Coparentage et développement de l’enfant

7Comme mentionné plus haut, le père joue également un rôle actif dans l’établissement de la relation coparentale, définie comme le soutien que s’apportent les adultes en charge d’élever des enfants. Le coparentage est un véritable pilier du fonctionnement familial qui a une influence particulière sur le développement de l’enfant, qui va au-delà des influences spécifiques propres aux relations père-enfant et mère-enfant (Minuchin, 1974).

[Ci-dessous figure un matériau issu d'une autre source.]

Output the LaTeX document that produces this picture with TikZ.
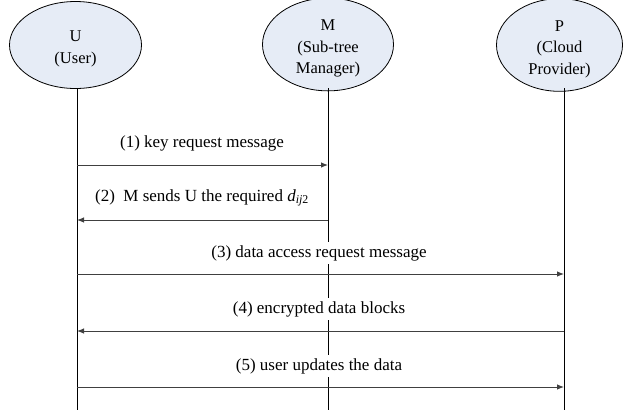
\documentclass[tikz,border=0pt]{standalone}
\usepackage{fontspec}
\setmainfont{Liberation Serif}
\newfontfamily\tnr{Liberation Serif}
\usetikzlibrary{shapes.geometric,arrows.meta}
\definecolor{actorfill}{RGB}{230,236,246}
\definecolor{arrowgray}{RGB}{64,64,64}
\newcommand{\toppad}{\rule{0pt}{19pt}}
\tikzset{
  actor/.style={ellipse, draw=black, line width=0.8pt, fill=actorfill,
    minimum width=132pt, minimum height=87pt, inner sep=0pt, align=center,
    font=\tnr\fontsize{16.5}{21.5}\selectfont},
  lifeline/.style={draw=black, line width=0.8pt},
  msg/.style={draw=arrowgray, line width=0.9pt, -{Latex[length=7pt,width=5.5pt]}},
  msglabel/.style={fill=white, inner xsep=2pt, inner ysep=3pt,
    font=\tnr\fontsize{17}{19}\selectfont}
}
\begin{document}
\begin{tikzpicture}[x=1pt,y=-1pt]
\useasboundingbox (0,0) rectangle (623,410);
% actors
\node[actor] (U) at (75.5,45) {\toppad U\\(User)};
\node[actor, minimum width=131pt] (M) at (328,44.5) {\toppad M\\(Sub-tree\\Manager)};
\node[actor, minimum width=126pt] (P) at (559.5,45) {\toppad P\\(Cloud\\Provider)};
% lifeline ends
\coordinate (Ut) at (77,88);   \coordinate (Ub) at (77,410);
\coordinate (Mt) at (328,88);  \coordinate (Mb) at (328,410);
\coordinate (Pt) at (564,88);  \coordinate (Pb) at (564,410);
\draw[lifeline] (Ut) -- (Ub);
\draw[lifeline] (Mt) -- (Mb);
\draw[lifeline] (Pt) -- (Pb);
% message anchor points
\coordinate (a1s) at (77,165);  \coordinate (a1e) at (328,165);
\coordinate (a2s) at (328,220); \coordinate (a2e) at (77,220);
\coordinate (a3s) at (77,274);  \coordinate (a3e) at (564,274);
\coordinate (a4s) at (564,331); \coordinate (a4e) at (77,331);
\coordinate (a5s) at (77,387);  \coordinate (a5e) at (564,387);
% labels
\node[msglabel] (l1) at (202,143) {(1) key request message};
\node[msglabel] (l2) at (202,198) {(2)\ \ M sends U the required \textit{d}\textsubscript{\textit{ij}2}};
\node[msglabel] (l3) at (319,253) {(3) data access request message};
\node[msglabel] (l4) at (319,309) {(4) encrypted data blocks};
\node[msglabel] (l5) at (319,366) {(5) user updates the data};
% messages
\draw[msg] (a1s) -- (a1e);
\draw[msg] (a2s) -- (a2e);
\draw[msg] (a3s) -- (a3e);
\draw[msg] (a4s) -- (a4e);
\draw[msg] (a5s) -- (a5e);
\end{tikzpicture}
\end{document}
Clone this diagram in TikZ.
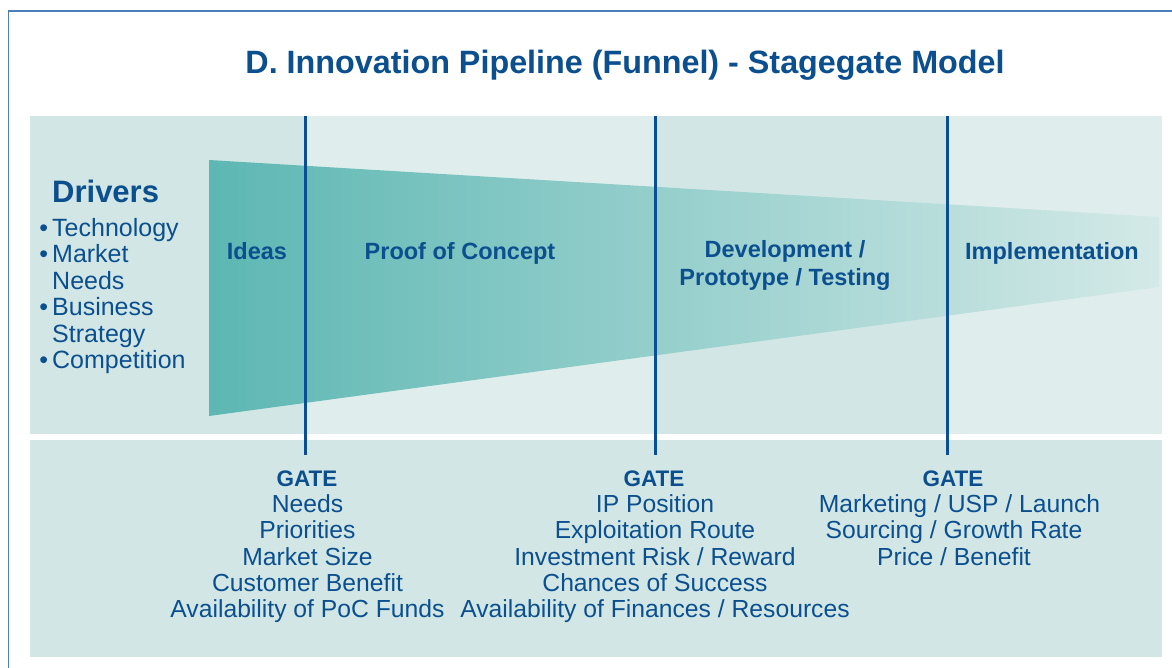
\documentclass[tikz,border=0pt]{standalone}
\usepackage{fontspec}
\setmainfont{Liberation Sans}
\definecolor{tblue}{HTML}{0B4F8F}
\definecolor{lineblue}{HTML}{0A4F94}
\definecolor{bandA}{HTML}{D2E7E5}
\definecolor{bandB}{HTML}{DFEEED}
\definecolor{funL}{HTML}{5DB7B3}
\definecolor{funR}{HTML}{D3E9E7}
\definecolor{framec}{HTML}{4A80B8}
\begin{document}
\begin{tikzpicture}[x=1pt,y=-1pt,
  txt/.style={inner sep=0pt, text=tblue, anchor=base},
  titlefont/.style={font=\fontsize{32.3}{38}\selectfont\bfseries},
  headfont/.style={font=\fontsize{31}{36}\selectfont\bfseries},
  stagefont/.style={font=\fontsize{23.5}{28}\selectfont\bfseries},
  gatefont/.style={font=\fontsize{22.5}{27}\selectfont\bfseries},
  itemfont/.style={font=\fontsize{24.7}{28}\selectfont},
  drvfont/.style={font=\fontsize{25}{28}\selectfont},
  gateline/.style={draw=lineblue, line width=3pt}]
\useasboundingbox (0,0) rectangle (1172,667);
\fill[white] (0,0) rectangle (1172,667);
\draw[framec, line width=1.6pt] (8.5,11) rectangle (1200,700);
% bands
\fill[bandA] (30,116) rectangle (305,434);
\fill[bandB] (305,116) rectangle (655,434);
\fill[bandA] (655,116) rectangle (947,434);
\fill[bandB] (947,116) rectangle (1162,434);
\fill[bandA] (30,440) rectangle (1162,657);
% funnel
\shade[left color=funL, right color=funR] (209,160) -- (1159,217) -- (1159,287) -- (209,416) -- cycle;
% gate lines
\coordinate (g1t) at (305,116); \coordinate (g1b) at (305,455);
\coordinate (g2t) at (655,116); \coordinate (g2b) at (655,455);
\coordinate (g3t) at (947,116); \coordinate (g3b) at (947,455);
\draw[gateline] (g1t) -- (g1b);
\draw[gateline] (g2t) -- (g2b);
\draw[gateline] (g3t) -- (g3b);
% title
\node[txt, titlefont] (title) at (625,73) {D. Innovation Pipeline (Funnel) - Stagegate Model};
% drivers
\node[txt, headfont, anchor=base west] (drivers) at (52,202) {Drivers};
\node[txt, drvfont, anchor=base west] (d1) at (52,236) {\llap{\textbullet\hspace{4pt}}Technology};
\node[txt, drvfont, anchor=base west] (d2) at (52,262.5) {\llap{\textbullet\hspace{4pt}}Market};
\node[txt, drvfont, anchor=base west] (d2b) at (52,289) {Needs};
\node[txt, drvfont, anchor=base west] (d3) at (52,315.5) {\llap{\textbullet\hspace{4pt}}Business};
\node[txt, drvfont, anchor=base west] (d3b) at (52,342) {Strategy};
\node[txt, drvfont, anchor=base west] (d4) at (52,368.5) {\llap{\textbullet\hspace{4pt}}Competition};
% stages
\node[txt, stagefont] (ideas) at (257,259) {Ideas};
\node[txt, stagefont] (poc) at (460,259) {Proof of Concept};
\node[txt, stagefont] (dev1) at (785,257) {Development /};
\node[txt, stagefont] (dev2) at (785,285) {Prototype / Testing};
\node[txt, stagefont] (impl) at (1052,259) {Implementation};
% gate 1
\node[txt, gatefont] (gate1) at (307,486) {GATE};
\node[txt, itemfont] (g1a) at (307.5,512.5) {Needs};
\node[txt, itemfont] (g1c) at (307.5,538.8) {Priorities};
\node[txt, itemfont] (g1d) at (307.5,565.1) {Market Size};
\node[txt, itemfont] (g1e) at (307.5,591.4) {Customer Benefit};
\node[txt, itemfont] (g1f) at (307.5,617.7) {Availability of PoC Funds};
% gate 2
\node[txt, gatefont] (gate2) at (654,486) {GATE};
\node[txt, itemfont] (g2a) at (655,512.5) {IP Position};
\node[txt, itemfont] (g2c) at (655,538.8) {Exploitation Route};
\node[txt, itemfont] (g2d) at (655,565.1) {Investment Risk / Reward};
\node[txt, itemfont] (g2e) at (655,591.4) {Chances of Success};
\node[txt, itemfont] (g2f) at (655,617.7) {Availability of Finances / Resources};
% gate 3
\node[txt, gatefont] (gate3) at (953,486) {GATE};
\node[txt, itemfont] (g3a) at (959.5,512.5) {Marketing / USP / Launch};
\node[txt, itemfont] (g3c) at (954,538.8) {Sourcing / Growth Rate};
\node[txt, itemfont] (g3d) at (954,565.1) {Price / Benefit};
\end{tikzpicture}
\end{document}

8Un coparentage caractérisé par la coopération et la chaleur prédit une bonne adaptation socio-émotionnelle de l’enfant (Favez, et al., 2013). A l’inverse, un coparentage marqué par la compétition ou l’absence de soutien influence négativement le développement de l’enfant (Belsky, et al., 1996 ; Favez, et al., 2009 ; McHale et Rasmussen, 1998). Dans leur méta-analyse portant sur une soixantaine d’études transversales et longitudinales sur des enfants de 7 mois à 16 ans, Teubert et Pinquart (2010) ont montré que les problèmes « internalisés » (comme l’anxiété, la dépression ou le retrait social) et les problèmes « externalisés » (comme les problèmes comportementaux, les violences et les passages à l’acte) sont moins susceptibles d’apparaître lorsqu’il y a coopération et accord entre les parents, alors qu’ils seront plus probables lorsqu’il y a des conflits et des triangulations, dans lesquelles l’enfant sert d’intermédiaire dans le conflit entre ses parents. Relevons encore qu’en observant les interactions entre ses parents, l’enfant construit des modèles mentaux d’interaction dont il use et usera lors de ses interactions avec les autres.

Gatekeeping : des mères aux professionnels

9Allen et Hawkins (1999) définissent le gatekeeping (littéralement : action du garde-barrière) comme la manière dont la mère régule l’investissement ou l’accès du père auprès de l’enfant. Le concept du gatekeeper (gardien) a été introduit par Lewin (1947) qui étudiait, pendant la Seconde Guerre mondiale, le moyen d’amener la population à consommer du ris de veau et autres bas morceaux de viandes pour en éviter le gaspillage. Il a réalisé que les ménagères jouaient le rôle clé dans le choix des aliments qui parviennent sur la table familiale. Il a ensuite élargi cette observation et élaboré la théorie du gatekeeper, soit celui qui ouvre ou non l’accès à des informations ou à des activités à d’autres personnes. Ensuite, ce terme a beaucoup été utilisé pour qualifier les comportements des mères qui, après un divorce, entravaient les relations entre leurs enfants et leur père (Ihinger-Tallman, et al., 1993).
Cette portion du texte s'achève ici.